-- START --

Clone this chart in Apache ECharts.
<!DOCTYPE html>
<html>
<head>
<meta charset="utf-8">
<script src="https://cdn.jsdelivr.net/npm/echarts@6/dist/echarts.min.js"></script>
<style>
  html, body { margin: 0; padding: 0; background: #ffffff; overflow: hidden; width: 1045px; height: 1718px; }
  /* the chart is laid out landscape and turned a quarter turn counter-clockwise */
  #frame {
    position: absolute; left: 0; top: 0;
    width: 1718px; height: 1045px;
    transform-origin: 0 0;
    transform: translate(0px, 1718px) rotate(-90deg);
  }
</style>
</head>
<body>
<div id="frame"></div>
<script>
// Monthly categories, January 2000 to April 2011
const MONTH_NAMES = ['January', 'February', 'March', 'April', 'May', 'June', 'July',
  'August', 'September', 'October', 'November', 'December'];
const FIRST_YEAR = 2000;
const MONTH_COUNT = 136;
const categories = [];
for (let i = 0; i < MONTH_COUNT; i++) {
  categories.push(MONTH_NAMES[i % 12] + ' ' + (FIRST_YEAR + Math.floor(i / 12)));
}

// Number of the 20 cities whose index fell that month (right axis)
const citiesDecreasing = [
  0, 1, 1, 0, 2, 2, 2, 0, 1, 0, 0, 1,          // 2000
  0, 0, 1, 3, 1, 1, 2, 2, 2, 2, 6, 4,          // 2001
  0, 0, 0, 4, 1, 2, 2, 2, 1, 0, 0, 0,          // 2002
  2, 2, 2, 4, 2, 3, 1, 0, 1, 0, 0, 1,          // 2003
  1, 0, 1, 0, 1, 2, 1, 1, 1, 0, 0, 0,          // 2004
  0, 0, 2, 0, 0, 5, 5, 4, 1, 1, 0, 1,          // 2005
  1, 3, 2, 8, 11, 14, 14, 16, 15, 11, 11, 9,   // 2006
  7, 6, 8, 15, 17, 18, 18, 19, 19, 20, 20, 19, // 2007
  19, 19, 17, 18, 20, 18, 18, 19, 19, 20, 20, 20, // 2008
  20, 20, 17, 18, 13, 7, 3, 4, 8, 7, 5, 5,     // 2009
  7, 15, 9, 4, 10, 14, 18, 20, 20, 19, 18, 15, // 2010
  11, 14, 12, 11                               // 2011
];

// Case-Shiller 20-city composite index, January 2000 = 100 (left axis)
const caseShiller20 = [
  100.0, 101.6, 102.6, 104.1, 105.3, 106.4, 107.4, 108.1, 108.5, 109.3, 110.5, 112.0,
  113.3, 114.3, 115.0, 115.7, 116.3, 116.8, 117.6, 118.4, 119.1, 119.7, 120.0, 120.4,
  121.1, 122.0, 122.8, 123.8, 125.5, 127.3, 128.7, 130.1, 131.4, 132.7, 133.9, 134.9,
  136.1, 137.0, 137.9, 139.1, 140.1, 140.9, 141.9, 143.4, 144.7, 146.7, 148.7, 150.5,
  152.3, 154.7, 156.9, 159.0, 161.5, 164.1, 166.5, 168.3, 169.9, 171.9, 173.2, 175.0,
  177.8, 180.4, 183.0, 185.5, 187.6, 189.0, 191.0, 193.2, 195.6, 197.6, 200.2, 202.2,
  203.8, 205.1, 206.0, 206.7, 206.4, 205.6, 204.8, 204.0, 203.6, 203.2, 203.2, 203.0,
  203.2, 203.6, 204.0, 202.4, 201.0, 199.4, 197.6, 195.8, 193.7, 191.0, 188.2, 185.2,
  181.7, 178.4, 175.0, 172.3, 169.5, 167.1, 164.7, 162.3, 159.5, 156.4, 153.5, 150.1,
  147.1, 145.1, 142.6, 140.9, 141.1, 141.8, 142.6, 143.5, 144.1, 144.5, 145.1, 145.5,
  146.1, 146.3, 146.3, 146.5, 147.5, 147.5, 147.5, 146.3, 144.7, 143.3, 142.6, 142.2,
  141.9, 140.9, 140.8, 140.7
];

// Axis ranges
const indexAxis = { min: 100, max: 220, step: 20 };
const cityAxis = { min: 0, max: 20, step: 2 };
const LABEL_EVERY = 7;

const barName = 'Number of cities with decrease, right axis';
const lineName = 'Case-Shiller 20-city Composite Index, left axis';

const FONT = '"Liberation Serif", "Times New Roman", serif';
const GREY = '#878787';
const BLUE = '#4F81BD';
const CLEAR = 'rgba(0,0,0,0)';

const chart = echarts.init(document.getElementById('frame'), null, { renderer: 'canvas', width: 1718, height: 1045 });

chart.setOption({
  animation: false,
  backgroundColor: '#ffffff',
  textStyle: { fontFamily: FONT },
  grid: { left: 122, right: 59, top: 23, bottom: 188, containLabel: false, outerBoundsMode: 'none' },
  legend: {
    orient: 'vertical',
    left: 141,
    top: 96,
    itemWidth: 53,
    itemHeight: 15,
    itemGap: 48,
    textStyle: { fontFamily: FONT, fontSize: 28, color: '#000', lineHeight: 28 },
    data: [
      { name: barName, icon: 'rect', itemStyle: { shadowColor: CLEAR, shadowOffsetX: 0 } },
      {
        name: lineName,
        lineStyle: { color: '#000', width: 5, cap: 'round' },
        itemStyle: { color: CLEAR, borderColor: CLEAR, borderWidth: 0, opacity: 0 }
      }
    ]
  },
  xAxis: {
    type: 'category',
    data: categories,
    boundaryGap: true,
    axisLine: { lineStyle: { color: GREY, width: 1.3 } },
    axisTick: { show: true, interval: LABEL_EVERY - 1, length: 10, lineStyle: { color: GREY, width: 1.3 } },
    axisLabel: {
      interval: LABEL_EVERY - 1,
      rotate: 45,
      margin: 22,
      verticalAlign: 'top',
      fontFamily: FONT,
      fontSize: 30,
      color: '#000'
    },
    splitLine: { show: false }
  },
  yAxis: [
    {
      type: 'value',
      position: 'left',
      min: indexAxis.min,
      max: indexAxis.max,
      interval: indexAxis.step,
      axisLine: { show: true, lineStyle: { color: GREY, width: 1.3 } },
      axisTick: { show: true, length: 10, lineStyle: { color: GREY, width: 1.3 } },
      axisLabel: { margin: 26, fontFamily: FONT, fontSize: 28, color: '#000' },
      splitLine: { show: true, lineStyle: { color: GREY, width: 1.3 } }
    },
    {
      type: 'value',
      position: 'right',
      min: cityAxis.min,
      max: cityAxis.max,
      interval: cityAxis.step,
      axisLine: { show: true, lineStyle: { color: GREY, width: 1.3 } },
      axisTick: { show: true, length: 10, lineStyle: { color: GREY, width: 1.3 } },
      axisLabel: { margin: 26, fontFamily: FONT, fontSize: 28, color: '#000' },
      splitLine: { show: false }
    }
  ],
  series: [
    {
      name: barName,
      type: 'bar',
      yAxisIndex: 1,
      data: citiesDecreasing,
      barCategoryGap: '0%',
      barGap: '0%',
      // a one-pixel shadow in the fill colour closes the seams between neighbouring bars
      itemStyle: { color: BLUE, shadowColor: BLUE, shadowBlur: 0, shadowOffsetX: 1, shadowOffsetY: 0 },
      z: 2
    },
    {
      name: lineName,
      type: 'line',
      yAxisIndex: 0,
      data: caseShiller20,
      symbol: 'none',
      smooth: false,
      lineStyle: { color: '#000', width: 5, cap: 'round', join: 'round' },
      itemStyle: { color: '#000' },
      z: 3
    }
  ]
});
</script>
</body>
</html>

-- END --

- _Your task_
Output all of the material exactly as written.

- _Result of the exercise_
Clone this chart in Apache ECharts.
<!DOCTYPE html>
<html>
<head>
<meta charset="utf-8">
<script src="https://cdn.jsdelivr.net/npm/echarts@6/dist/echarts.min.js"></script>
<style>
  html, body { margin: 0; padding: 0; background: #ffffff; overflow: hidden; width: 1045px; height: 1718px; }
  /* the chart is laid out landscape and turned a quarter turn counter-clockwise */
  #frame {
    position: absolute; left: 0; top: 0;
    width: 1718px; height: 1045px;
    transform-origin: 0 0;
    transform: translate(0px, 1718px) rotate(-90deg);
  }
</style>
</head>
<body>
<div id="frame"></div>
<script>
// Monthly categories, January 2000 to April 2011
const MONTH_NAMES = ['January', 'February', 'March', 'April', 'May', 'June', 'July',
  'August', 'September', 'October', 'November', 'December'];
const FIRST_YEAR = 2000;
const MONTH_COUNT = 136;
const categories = [];
for (let i = 0; i < MONTH_COUNT; i++) {
  categories.push(MONTH_NAMES[i % 12] + ' ' + (FIRST_YEAR + Math.floor(i / 12)));
}

// Number of the 20 cities whose index fell that month (right axis)
const citiesDecreasing = [
  0, 1, 1, 0, 2, 2, 2, 0, 1, 0, 0, 1,          // 2000
  0, 0, 1, 3, 1, 1, 2, 2, 2, 2, 6, 4,          // 2001
  0, 0, 0, 4, 1, 2, 2, 2, 1, 0, 0, 0,          // 2002
  2, 2, 2, 4, 2, 3, 1, 0, 1, 0, 0, 1,          // 2003
  1, 0, 1, 0, 1, 2, 1, 1, 1, 0, 0, 0,          // 2004
  0, 0, 2, 0, 0, 5, 5, 4, 1, 1, 0, 1,          // 2005
  1, 3, 2, 8, 11, 14, 14, 16, 15, 11, 11, 9,   // 2006
  7, 6, 8, 15, 17, 18, 18, 19, 19, 20, 20, 19, // 2007
  19, 19, 17, 18, 20, 18, 18, 19, 19, 20, 20, 20, // 2008
  20, 20, 17, 18, 13, 7, 3, 4, 8, 7, 5, 5,     // 2009
  7, 15, 9, 4, 10, 14, 18, 20, 20, 19, 18, 15, // 2010
  11, 14, 12, 11                               // 2011
];

// Case-Shiller 20-city composite index, January 2000 = 100 (left axis)
const caseShiller20 = [
  100.0, 101.6, 102.6, 104.1, 105.3, 106.4, 107.4, 108.1, 108.5, 109.3, 110.5, 112.0,
  113.3, 114.3, 115.0, 115.7, 116.3, 116.8, 117.6, 118.4, 119.1, 119.7, 120.0, 120.4,
  121.1, 122.0, 122.8, 123.8, 125.5, 127.3, 128.7, 130.1, 131.4, 132.7, 133.9, 134.9,
  136.1, 137.0, 137.9, 139.1, 140.1, 140.9, 141.9, 143.4, 144.7, 146.7, 148.7, 150.5,
  152.3, 154.7, 156.9, 159.0, 161.5, 164.1, 166.5, 168.3, 169.9, 171.9, 173.2, 175.0,
  177.8, 180.4, 183.0, 185.5, 187.6, 189.0, 191.0, 193.2, 195.6, 197.6, 200.2, 202.2,
  203.8, 205.1, 206.0, 206.7, 206.4, 205.6, 204.8, 204.0, 203.6, 203.2, 203.2, 203.0,
  203.2, 203.6, 204.0, 202.4, 201.0, 199.4, 197.6, 195.8, 193.7, 191.0, 188.2, 185.2,
  181.7, 178.4, 175.0, 172.3, 169.5, 167.1, 164.7, 162.3, 159.5, 156.4, 153.5, 150.1,
  147.1, 145.1, 142.6, 140.9, 141.1, 141.8, 142.6, 143.5, 144.1, 144.5, 145.1, 145.5,
  146.1, 146.3, 146.3, 146.5, 147.5, 147.5, 147.5, 146.3, 144.7, 143.3, 142.6, 142.2,
  141.9, 140.9, 140.8, 140.7
];

// Axis ranges
const indexAxis = { min: 100, max: 220, step: 20 };
const cityAxis = { min: 0, max: 20, step: 2 };
const LABEL_EVERY = 7;

const barName = 'Number of cities with decrease, right axis';
const lineName = 'Case-Shiller 20-city Composite Index, left axis';

const FONT = '"Liberation Serif", "Times New Roman", serif';
const GREY = '#878787';
const BLUE = '#4F81BD';
const CLEAR = 'rgba(0,0,0,0)';

const chart = echarts.init(document.getElementById('frame'), null, { renderer: 'canvas', width: 1718, height: 1045 });

chart.setOption({
  animation: false,
  backgroundColor: '#ffffff',
  textStyle: { fontFamily: FONT },
  grid: { left: 122, right: 59, top: 23, bottom: 188, containLabel: false, outerBoundsMode: 'none' },
  legend: {
    orient: 'vertical',
    left: 141,
    top: 96,
    itemWidth: 53,
    itemHeight: 15,
    itemGap: 48,
    textStyle: { fontFamily: FONT, fontSize: 28, color: '#000', lineHeight: 28 },
    data: [
      { name: barName, icon: 'rect', itemStyle: { shadowColor: CLEAR, shadowOffsetX: 0 } },
      {
        name: lineName,
        lineStyle: { color: '#000', width: 5, cap: 'round' },
        itemStyle: { color: CLEAR, borderColor: CLEAR, borderWidth: 0, opacity: 0 }
      }
    ]
  },
  xAxis: {
    type: 'category',
    data: categories,
    boundaryGap: true,
    axisLine: { lineStyle: { color: GREY, width: 1.3 } },
    axisTick: { show: true, interval: LABEL_EVERY - 1, length: 10, lineStyle: { color: GREY, width: 1.3 } },
    axisLabel: {
      interval: LABEL_EVERY - 1,
      rotate: 45,
      margin: 22,
      verticalAlign: 'top',
      fontFamily: FONT,
      fontSize: 30,
      color: '#000'
    },
    splitLine: { show: false }
  },
  yAxis: [
    {
      type: 'value',
      position: 'left',
      min: indexAxis.min,
      max: indexAxis.max,
      interval: indexAxis.step,
      axisLine: { show: true, lineStyle: { color: GREY, width: 1.3 } },
      axisTick: { show: true, length: 10, lineStyle: { color: GREY, width: 1.3 } },
      axisLabel: { margin: 26, fontFamily: FONT, fontSize: 28, color: '#000' },
      splitLine: { show: true, lineStyle: { color: GREY, width: 1.3 } }
    },
    {
      type: 'value',
      position: 'right',
      min: cityAxis.min,
      max: cityAxis.max,
      interval: cityAxis.step,
      axisLine: { show: true, lineStyle: { color: GREY, width: 1.3 } },
      axisTick: { show: true, length: 10, lineStyle: { color: GREY, width: 1.3 } },
      axisLabel: { margin: 26, fontFamily: FONT, fontSize: 28, color: '#000' },
      splitLine: { show: false }
    }
  ],
  series: [
    {
      name: barName,
      type: 'bar',
      yAxisIndex: 1,
      data: citiesDecreasing,
      barCategoryGap: '0%',
      barGap: '0%',
      // a one-pixel shadow in the fill colour closes the seams between neighbouring bars
      itemStyle: { color: BLUE, shadowColor: BLUE, shadowBlur: 0, shadowOffsetX: 1, shadowOffsetY: 0 },
      z: 2
    },
    {
      name: lineName,
      type: 'line',
      yAxisIndex: 0,
      data: caseShiller20,
      symbol: 'none',
      smooth: false,
      lineStyle: { color: '#000', width: 5, cap: 'round', join: 'round' },
      itemStyle: { color: '#000' },
      z: 3
    }
  ]
});
</script>
</body>
</html>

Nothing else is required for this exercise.